DATA SHOWN:
start

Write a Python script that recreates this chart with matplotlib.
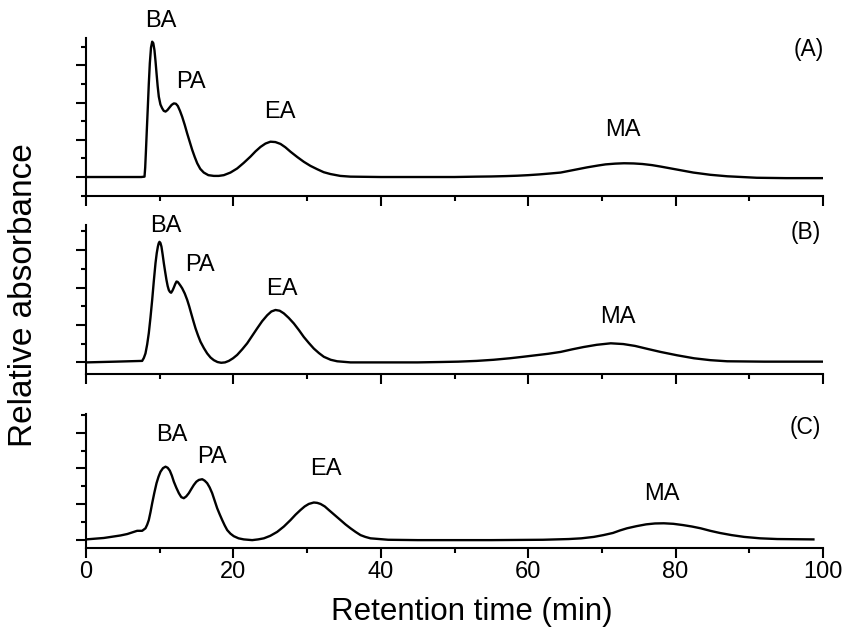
import matplotlib
matplotlib.use('Agg')
import matplotlib.pyplot as plt
from matplotlib.ticker import MultipleLocator

plt.rcParams['font.family'] = ['Liberation Sans', 'DejaVu Sans']

# chromatogram traces (time in min, relative absorbance)
t_a = [0, 7.5, 7.94, 8.03, 8.12, 8.25, 8.39, 8.52, 8.66, 8.82, 8.98, 9.13, 9.29, 9.43,
       9.57, 9.72, 9.88, 10.1, 10.33, 10.55, 10.79, 11.05, 11.33, 11.62, 11.92, 12.2,
       12.46, 12.75, 13.05, 13.4, 13.73, 14.07, 14.41, 14.75, 15.09, 15.5, 15.98, 16.6,
       17.34, 18.0, 18.7, 19.6, 20.51, 21.4, 22.32, 23.0, 23.68, 24.35, 25.03, 25.7,
       26.39, 27.05, 27.75, 28.65, 29.55, 30.45, 31.37, 32.25, 33.17, 34.5, 35.89, 40,
       50, 53, 55, 57, 58.5, 60, 61.5, 63, 64.4, 66.2, 68, 69.5, 70.5, 71.8, 73, 74.3,
       75.5, 76.8, 78, 80.2, 82.4, 84.7, 87, 89, 91, 95, 100]
y_a = [0, 0, 0.01, 0.25, 0.64, 1.25, 1.89, 2.5, 3.06, 3.48, 3.64, 3.6, 3.41, 3.12,
       2.79, 2.45, 2.16, 1.95, 1.85, 1.78, 1.76, 1.8, 1.87, 1.94, 1.98, 1.97,
       1.91, 1.78, 1.62, 1.4, 1.17, 0.95, 0.73, 0.54, 0.37, 0.22, 0.12, 0.05,
       0.03, 0.03, 0.05, 0.12, 0.23, 0.38, 0.55, 0.69, 0.81, 0.9, 0.95, 0.94,
       0.89, 0.8, 0.68, 0.54, 0.41, 0.3, 0.21, 0.13, 0.08, 0.03, 0.01, 0,
       0, 0.01, 0.015, 0.025, 0.035, 0.05, 0.07, 0.095, 0.12, 0.19, 0.26, 0.31, 0.34,
       0.36, 0.37, 0.365, 0.35, 0.32, 0.28, 0.2, 0.12, 0.06, 0.02, 0.0, -0.02, -0.03,
       -0.03]

t_b = [0, 4, 7.62, 7.85, 8.07, 8.3, 8.52, 8.75, 8.98, 9.2, 9.43, 9.6, 9.75, 9.86, 9.97,
       10.1, 10.24, 10.4, 10.56, 10.74, 10.92, 11.08, 11.24, 11.4, 11.55, 11.74, 11.92,
       12.1, 12.28, 12.44, 12.6, 12.82, 13.05, 13.4, 13.73, 14.0, 14.27, 14.56, 14.86,
       15.2, 15.54, 16.0, 16.44, 16.9, 17.34, 17.84, 18.34, 18.86, 19.38, 19.95, 20.51,
       21.2, 21.87, 22.55, 23.23, 23.9, 24.59, 25.15, 25.71, 26.28, 26.84, 27.5, 28.2,
       28.9, 29.55, 30.23, 30.91, 31.6, 32.27, 33.2, 34.08, 35.89, 40, 45, 48, 50.5, 53,
       55.3, 57.5, 59.3, 61, 62.7, 64.4, 66, 67.5, 69.3, 71.2, 72.9, 74.5, 76.2, 77.95,
       80.2, 82.5, 84.7, 87, 92, 100]
y_b = [0, 0.02, 0.04, 0.12, 0.24, 0.48, 0.78, 1.2, 1.67, 2.17, 2.65, 2.92, 3.09, 3.18,
       3.22, 3.19, 3.09, 2.88, 2.65, 2.42, 2.2, 2.04, 1.93, 1.88, 1.86, 1.92, 2.0,
       2.09, 2.16, 2.15, 2.11, 2.05, 1.98, 1.84, 1.67, 1.5, 1.31, 1.11, 0.91,
       0.72, 0.55, 0.38, 0.24, 0.13, 0.06, 0.01, -0.01, 0.0, 0.04, 0.11, 0.2,
       0.35, 0.51, 0.71, 0.91, 1.1, 1.26, 1.36, 1.4, 1.38, 1.31, 1.19, 1.04,
       0.86, 0.68, 0.52, 0.37, 0.25, 0.15, 0.07, 0.03, 0, 0, 0, 0.01, 0.02, 0.04,
       0.07, 0.11, 0.15, 0.19, 0.23, 0.28, 0.35, 0.41, 0.47, 0.51, 0.49, 0.44, 0.36, 0.28,
       0.19, 0.11, 0.06, 0.03, 0.02, 0.02]

t_c = [0, 2.42, 4.68, 5.6, 6.49, 6.94, 7.62, 8.07, 8.3, 8.52, 8.75, 8.98, 9.27, 9.57,
       9.84, 10.11, 10.45, 10.79, 11.08, 11.37, 11.65, 11.92, 12.26, 12.6, 12.93, 13.27,
       13.6, 13.95, 14.3, 14.63, 14.97, 15.31, 15.77, 16.1, 16.44, 16.78, 17.12, 17.46,
       17.8, 18.14, 18.48, 18.82, 19.16, 19.6, 20.05, 20.7, 21.41, 22.55, 23.35, 24.13,
       25.0, 25.94, 26.85, 27.75, 28.43, 29.1, 29.67, 30.23, 30.91, 31.37, 31.82, 32.4,
       32.95, 33.74, 34.53, 35.2, 35.89, 36.57, 37.25, 37.9, 38.6, 41, 45, 55, 62, 65.5,
       67.2, 68.9, 70.2, 71.5, 72.45, 73.4, 74.7, 76, 77.2, 78.4, 79.7, 81, 82.2, 83.4,
       84.7, 86, 87.6, 89.3, 91.5, 93.8, 98.7]
y_c = [0.02, 0.06, 0.13, 0.17, 0.23, 0.26, 0.26, 0.33, 0.43, 0.56, 0.78, 1.03, 1.32, 1.59,
       1.77, 1.91, 2.01, 2.05, 2.02, 1.94, 1.8, 1.63, 1.46, 1.31, 1.2, 1.17,
       1.22, 1.31, 1.43, 1.54, 1.63, 1.68, 1.7, 1.66, 1.59, 1.47, 1.31, 1.1,
       0.89, 0.72, 0.56, 0.41, 0.28, 0.18, 0.11, 0.05, 0.02, 0.0, 0.02, 0.05,
       0.12, 0.23, 0.38, 0.56, 0.71, 0.84, 0.94, 1.01, 1.05, 1.04, 1.01, 0.94,
       0.84, 0.7, 0.56, 0.44, 0.33, 0.23, 0.14, 0.09, 0.05, 0.01, 0, 0, 0.01, 0.03,
       0.05, 0.09, 0.14, 0.2, 0.27, 0.33, 0.39, 0.44, 0.465, 0.47, 0.455, 0.42, 0.38, 0.33,
       0.26, 0.2, 0.14, 0.09, 0.05, 0.03, 0.02]

peak_names = ['BA', 'PA', 'EA', 'MA']
label_pos_a = [(10.1, 4.19), (14.2, 2.55), (26.3, 1.75), (72.8, 1.26)]
label_pos_b = [(10.8, 3.65), (15.5, 2.60), (26.6, 1.96), (72.1, 1.22)]
label_pos_c = [(11.6, 2.93), (17.1, 2.32), (32.6, 1.99), (78.2, 1.29)]
panel_tags = ['(A)', '(B)', '(C)']
tag_pos = [(98.0, 3.44), (97.6, 3.48), (97.6, 3.14)]

fig = plt.figure(figsize=(8.48, 6.39), dpi=100)

left, width = 86 / 848, 737 / 848
rects = [[left, 0.6933, width, 0.2473],
         [left, 0.4147, width, 0.2332],
         [left, 0.1424, width, 0.2097]]
ylims = [(-0.51, 3.74), (-0.31, 3.67), (-0.22, 3.52)]
traces = [(t_a, y_a), (t_b, y_b), (t_c, y_c)]
label_sets = [label_pos_a, label_pos_b, label_pos_c]

for i in range(3):
    ax = fig.add_axes(rects[i])
    t, y = traces[i]
    ax.plot(t, y, color='black', lw=1.7, solid_joinstyle='round')
    ax.set_xlim(0, 100)
    ax.set_ylim(*ylims[i])
    for s in ['top', 'right']:
        ax.spines[s].set_visible(False)
    for s in ['left', 'bottom']:
        ax.spines[s].set_linewidth(1.5)
    ax.xaxis.set_major_locator(MultipleLocator(20))
    ax.xaxis.set_minor_locator(MultipleLocator(10))
    ax.yaxis.set_major_locator(MultipleLocator(1))
    ax.yaxis.set_minor_locator(MultipleLocator(0.5))
    ax.tick_params(which='major', length=7, width=1.5, direction='out')
    ax.tick_params(which='minor', length=3.3, width=1.5, direction='out')
    ax.set_yticklabels([])
    if i < 2:
        ax.set_xticklabels([])
    else:
        ax.tick_params(axis='x', which='major', pad=2, labelsize=17)

    for name, (x, yy) in zip(peak_names, label_sets[i]):
        ax.text(x, yy, name, fontsize=17, ha='center', va='center')
    ax.text(tag_pos[i][0], tag_pos[i][1], panel_tags[i], fontsize=16.5,
            ha='center', va='center')

fig.text(0.0277, 0.538, 'Relative absorbance', rotation=90, fontsize=24,
         ha='center', va='center')
fig.text(472 / 848, 1 - 612 / 639, 'Retention time (min)', fontsize=22.5,
         ha='center', va='center')

fig.savefig('out.png', dpi=100)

end

Without any pictures, reproduce the lines from the first one in the material through the line that has "plt.rcParams['font.family'] = ['Liberation", exactly as they appear.

Write a Python script that recreates this chart with matplotlib.
import matplotlib
matplotlib.use('Agg')
import matplotlib.pyplot as plt
from matplotlib.ticker import MultipleLocator

plt.rcParams['font.family'] = ['Liberation Sans', 'DejaVu Sans']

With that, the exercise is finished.